舞台となるのは<領区>Asakusa six。浅草六区(タイトルの「Sicks」とかけてもいる)を思わせる、荒廃した近未来的な世界観。蒸気機関がそこかしこで駆動する、スチームパンク的なノリを持つ。濃厚な江戸川乱歩オマージュで彩られた作品でもある。冒頭の「感応グラン=ギニョル」の延長線上にある物語。

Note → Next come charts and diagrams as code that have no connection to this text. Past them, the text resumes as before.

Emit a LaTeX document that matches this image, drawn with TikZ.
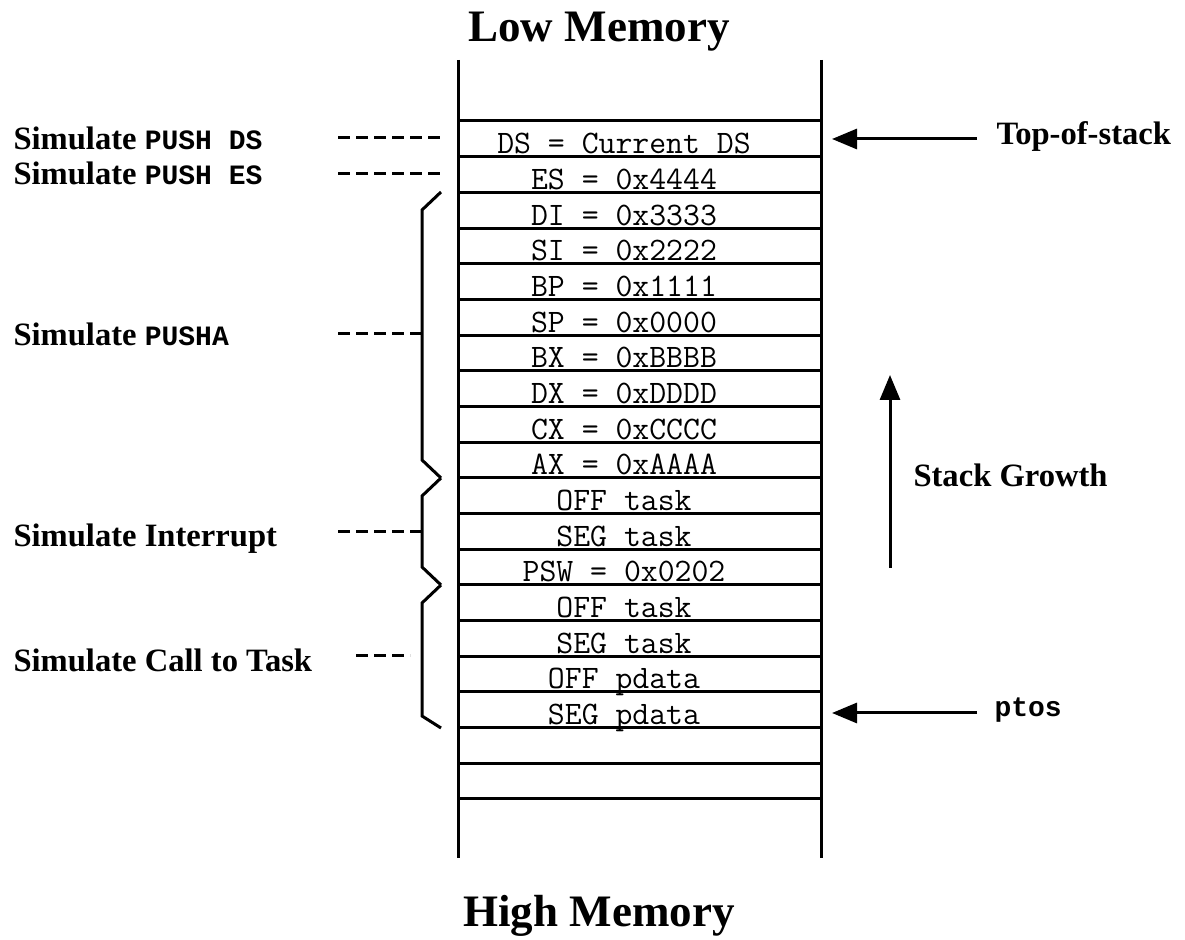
\documentclass[tikz,border=0pt]{standalone}
\usepackage{fontspec}
\setmainfont{Liberation Serif}
\newfontfamily\codebold{Liberation Mono}
\usetikzlibrary{arrows.meta}
\newcommand{\codefnt}{\fontsize{14}{16}\selectfont\codebold\bfseries}
\begin{document}
\begin{tikzpicture}[x=0.5pt,y=-0.5pt, line width=1.5pt,
  cell/.style={font=\fontsize{16.4}{18}\selectfont\ttfamily, anchor=base, inner sep=0pt},
  lbl/.style={font=\fontsize{16.3}{19}\selectfont\bfseries, anchor=base west, inner sep=0pt},
  title/.style={font=\fontsize{22.5}{26}\selectfont\bfseries, anchor=base, inner sep=0pt},
  dsh/.style={dash pattern=on 6pt off 3pt, line width=1.5pt},
  brc/.style={line width=1.5pt, line join=miter},
  arr/.style={-{Triangle[length=12.5pt,width=10pt]}, line width=1.5pt}]
\useasboundingbox (0,0) rectangle (1185,940);
% column
\coordinate (cl1) at (458,60); \coordinate (cl2) at (458,858);
\coordinate (cr1) at (821,60); \coordinate (cr2) at (821,858);
\draw (cl1) -- (cl2);
\draw (cr1) -- (cr2);
\foreach \i in {0,...,19}
  \draw (458,{121+35.68*\i}) -- (821,{121+35.68*\i});
% cell texts
\foreach \t [count=\i] in {DS = Current DS, ES = 0x4444, DI = 0x3333, SI = 0x2222, BP = 0x1111, SP = 0x0000, BX = 0xBBBB, DX = 0xDDDD, CX = 0xCCCC, AX = 0xAAAA, OFF task, SEG task, PSW = 0x0202, OFF task, SEG task, OFF pdata, SEG pdata}
  \node[cell] (cell\i) at (624,{121+35.68*\i-3}) {\t};
% titles
\node[title] (low) at (599,42) {Low Memory};
\node[title] (high) at (599,927) {High Memory};
% left labels
\node[lbl] (lds) at (12,150) {Simulate {\codefnt PUSH DS}};
\node[lbl] (les) at (12,185) {Simulate {\codefnt PUSH ES}};
\node[lbl] (lpa) at (12,346) {Simulate {\codefnt PUSHA}};
\node[lbl] (lint) at (12,547) {Simulate Interrupt};
\node[lbl] (lcall) at (12,672) {Simulate Call to Task};
% dashed leaders
\coordinate (d1a) at (338,138); \coordinate (d1b) at (442,138);
\coordinate (d2a) at (338,174); \coordinate (d2b) at (442,174);
\coordinate (d3a) at (338,334); \coordinate (d3b) at (422,334);
\coordinate (d4a) at (338,532); \coordinate (d4b) at (422,532);
\coordinate (d5a) at (356,656); \coordinate (d5b) at (410,656);
\draw[dsh] (d1a) -- (d1b);
\draw[dsh] (d2a) -- (d2b);
\draw[dsh] (d3a) -- (d3b);
\draw[dsh] (d4a) -- (d4b);
\draw[dsh] (d5a) -- (d5b);
% braces
\draw[brc] (441,192) -- (422,210) -- (422,460) -- (441,478);
\draw[brc] (441,478) -- (422,496) -- (422,567) -- (441,585);
\draw[brc] (441,585) -- (422,603) -- (422,716) -- (441,728);
% right side
\node[lbl] (tos) at (995,145) {Top-of-stack};
\coordinate (tostail) at (977,139); \coordinate (tostip) at (832,139);
\draw[arr] (tostail) -- (tostip);
\node[lbl, font=\codefnt] (ptos) at (993,717) {ptos};
\coordinate (ptail) at (977,713); \coordinate (ptip) at (832,713);
\draw[arr] (ptail) -- (ptip);
\node[lbl] (sg) at (912,487) {Stack Growth};
\coordinate (sgb) at (890,568); \coordinate (sgt) at (890,375);
\draw[arr] (sgb) -- (sgt);
\end{tikzpicture}
\end{document}
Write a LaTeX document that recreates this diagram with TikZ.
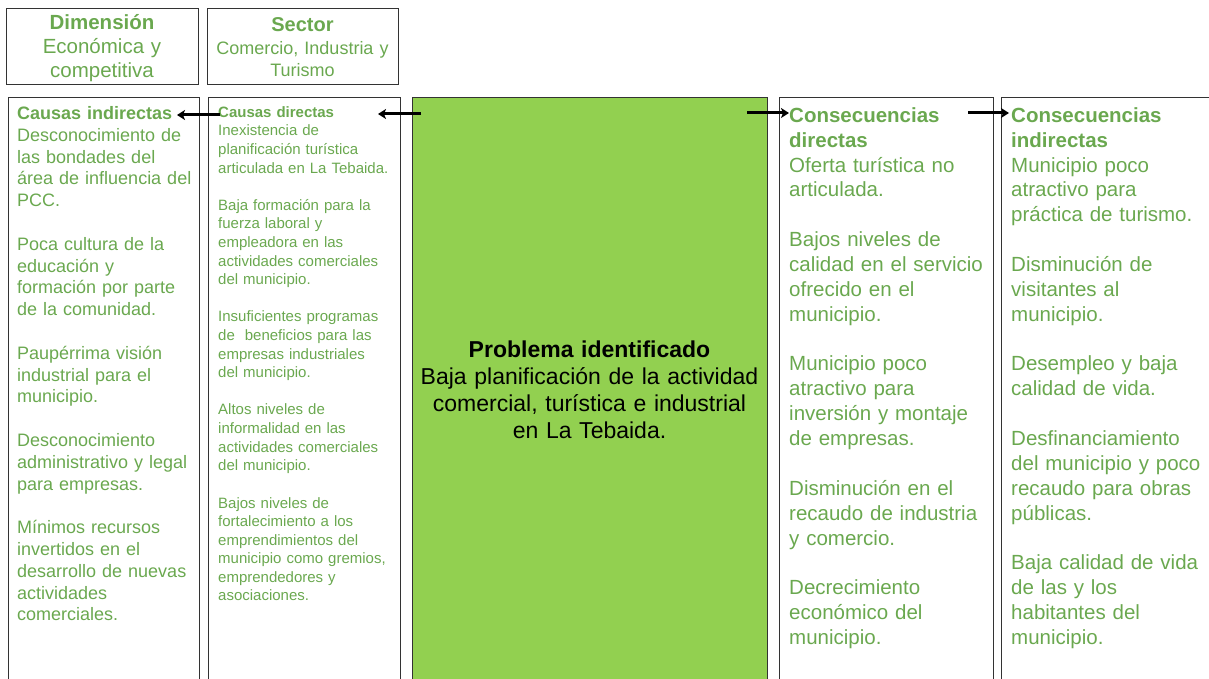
\documentclass[tikz,border=0pt]{standalone}
\usepackage{fontspec}
\setmainfont{Liberation Sans}
\usepackage{xcolor}
\usetikzlibrary{positioning,calc,arrows.meta}
\definecolor{txtgreen}{HTML}{6AA84F}
\definecolor{boxgreen}{HTML}{92D050}

\begin{document}
\begin{tikzpicture}[x=1pt, y=-1pt,
  box/.style={draw=black!80, line width=1.2pt, anchor=north west, inner sep=0pt, minimum height=620pt},
  txt/.style={anchor=base west, inner sep=0pt, align=left, text=txtgreen},
  flow/.style={line width=3pt, -{Stealth[length=8pt, width=10pt, inset=2pt]}}]
  \useasboundingbox (0,0) rectangle (1209,679);
  \clip (0,0) rectangle (1209,679);

  % Header boxes
  \node[box, minimum width=192pt, minimum height=76pt] (dim) at (6,8) {};
  \node[box, minimum width=191pt, minimum height=76pt] (sec) at (207,8) {};
  \node[anchor=base, inner sep=0pt, text width=190pt, align=center, text=txtgreen,
        font=\fontsize{20.5}{24}\selectfont] (dimtxt) at (102,30)
    {{\bfseries Dimensión}\\ Económica y\\ competitiva};
  \node[anchor=base, inner sep=0pt, text width=190pt, align=center, text=txtgreen,
        font=\fontsize{18}{22.5}\selectfont] (sectxt) at (302.5,32)
    {{\fontsize{20}{22.5}\selectfont\bfseries Sector}\\ Comercio, Industria y\\ Turismo};

  % Columns
  \node[box, minimum width=191pt] (ci) at (8,97) {};
  \node[box, minimum width=192pt] (cd) at (208,97) {};
  \node[box, minimum width=355pt, fill=boxgreen] (prob) at (412,97) {};
  \node[box, minimum width=214pt] (qd) at (779,97) {};
  \node[box, minimum width=230pt] (qi) at (1001,97) {};

  % Causas indirectas
  \node[txt, text width=185pt, font=\fontsize{18}{21.8}\selectfont] (citxt) at (17,119.5)
    {{\bfseries Causas indirectas}\\
     Desconocimiento de\\ las bondades del\\ área de influencia del\\ PCC.\\[\baselineskip]
     Poca cultura de la\\ educación y\\ formación por parte\\ de la comunidad.\\[\baselineskip]
     Paupérrima visión\\ industrial para el\\ municipio.\\[\baselineskip]
     Desconocimiento\\ administrativo y legal\\ para empresas.\\[\baselineskip]
     Mínimos recursos\\ invertidos en el\\ desarrollo de nuevas\\ actividades\\ comerciales.};

  % Causas directas
  \node[txt, text width=185pt, font=\fontsize{15}{18.6}\selectfont] (cdtxt) at (218,117.4)
    {{\bfseries Causas directas}\\
     Inexistencia de\\ planificación turística\\ articulada en La Tebaida.\\[\baselineskip]
     Baja formación para la\\ fuerza laboral y\\ empleadora en las\\ actividades comerciales\\ del municipio.\\[\baselineskip]
     Insuficientes programas\\ de\ \ beneficios para las\\ empresas industriales\\ del municipio.\\[\baselineskip]
     Altos niveles de\\ informalidad en las\\ actividades comerciales\\ del municipio.\\[\baselineskip]
     Bajos niveles de\\ fortalecimiento a los\\ emprendimientos del\\ municipio como gremios,\\ emprendedores y\\ asociaciones.};

  % Problema
  \node[anchor=base, inner sep=0pt, text width=350pt, align=center,
        font=\fontsize{23}{27}\selectfont] (probtxt) at (589.5,357)
    {{\bfseries Problema identificado}\\ Baja planificación de la actividad\\
     comercial, turística e industrial\\ en La Tebaida.};

  % Consecuencias directas
  \node[txt, text width=205pt, font=\fontsize{20.5}{24.86}\selectfont] (qdtxt) at (789,122.4)
    {{\bfseries Consecuencias}\\ {\bfseries directas}\\
     Oferta turística no\\ articulada.\\[\baselineskip]
     Bajos niveles de\\ calidad en el servicio\\ ofrecido en el\\ municipio.\\[\baselineskip]
     Municipio poco\\ atractivo para\\ inversión y montaje\\ de empresas.\\[\baselineskip]
     Disminución en el\\ recaudo de industria\\ y comercio.\\[\baselineskip]
     Decrecimiento\\ económico del\\ municipio.};

  % Consecuencias indirectas
  \node[txt, text width=200pt, font=\fontsize{20.5}{24.86}\selectfont] (qitxt) at (1011,122.4)
    {{\bfseries Consecuencias}\\ {\bfseries indirectas}\\
     Municipio poco\\ atractivo para\\ práctica de turismo.\\[\baselineskip]
     Disminución de\\ visitantes al\\ municipio.\\[\baselineskip]
     Desempleo y baja\\ calidad de vida.\\[\baselineskip]
     Desfinanciamiento\\ del municipio y poco\\ recaudo para obras\\ públicas.\\[\baselineskip]
     Baja calidad de vida\\ de las y los\\ habitantes del\\ municipio.};

  % Arrows
  \coordinate (pl) at (421,114);
  \coordinate (cdr) at (378,114);
  \coordinate (cdl) at (220,115);
  \coordinate (cir) at (177,115);
  \coordinate (pr) at (747,113);
  \coordinate (qdl) at (789,113);
  \coordinate (qdr) at (968,113);
  \coordinate (qil) at (1009,113);
  \draw[flow] (pl) -- (cdr);
  \draw[flow] (cdl) -- (cir);
  \draw[flow] (pr) -- (qdl);
  \draw[flow] (qdr) -- (qil);
\end{tikzpicture}
\end{document}
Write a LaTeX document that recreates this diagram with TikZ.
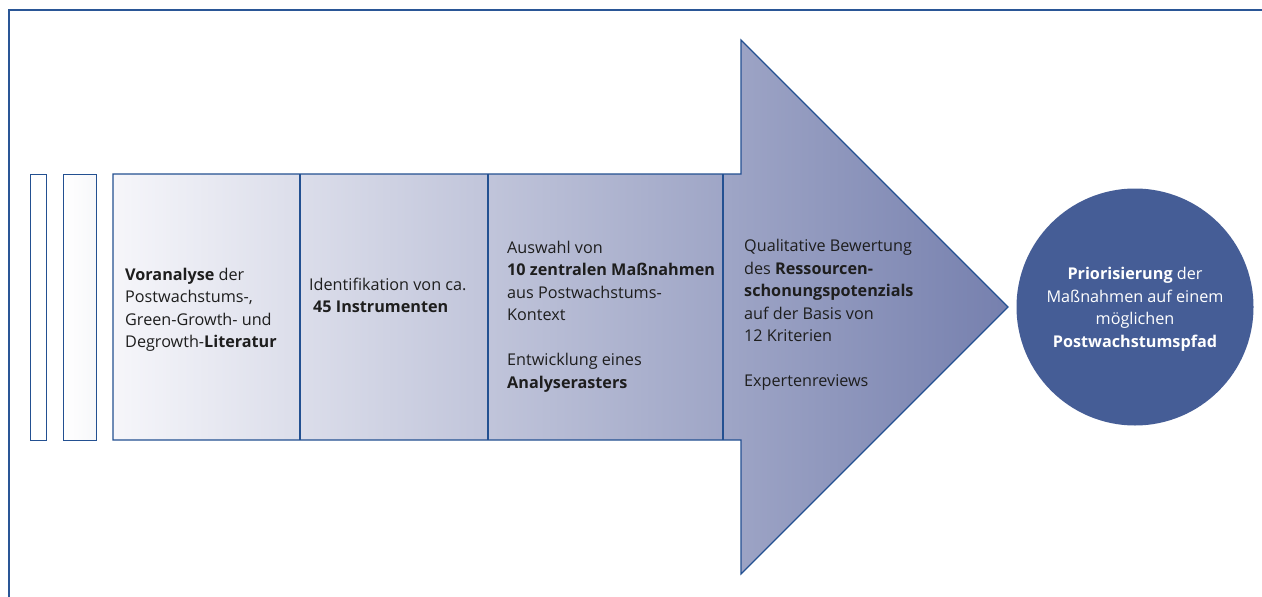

「美は善、醜は悪」。外見至上主義。ルッキズムの罠。人間が陥りがちな認知の歪みについて思索を巡らした内容となっている。物語の終盤で、「あたしを憐れむな!」「あたしそのものを見ろ!」「あたしは可哀想な存在じゃない!」と叫ぶ、瞋(いか)れる少女、不見世の姿が、「感応グラン=ギニョル」の少女たちと重なる。

瑕、痛み、孤独、喪失感に彩られた珠玉の短編集

以上、空木春宵の『感応グラン=ギニョル』に収録されている五編について、簡単に紹介させていただいた。いずれも、凝りに凝った世界観を持っているだけに、とっつきは悪い。舞台劇の構成を取っていたり、作中話が挿入されたりと、読み始めは物語の構造が読めなくて、厳しく感じることもあるかと思う(わたしはそうだった)。

ただ、この読みづらさは、作品の構造が見えてくる段階で、麻薬的な面白さに変貌していく。なんとか最後まで読み切っていただきたいところ。

『感応グラン=ギニョル』の五編では、過酷な運命を背負い、虐げられた少女たちばかりが登場する。彼女たちはそれぞれに瑕を負い、痛みに苦しみ、深い孤独と喪失感の中にある。だが、物語の中で、彼女たちはそれぞれの方法で、自らに課された制約を乗り越えていく。息の詰まるような前半の重苦しい雰囲気が、終盤の救済、解放、復讐へと繋がっていく展開が鮮やか。「ベストSF2021」での高評価も納得の一冊なのであった。空木春宵のこれからの活躍に期待大だ。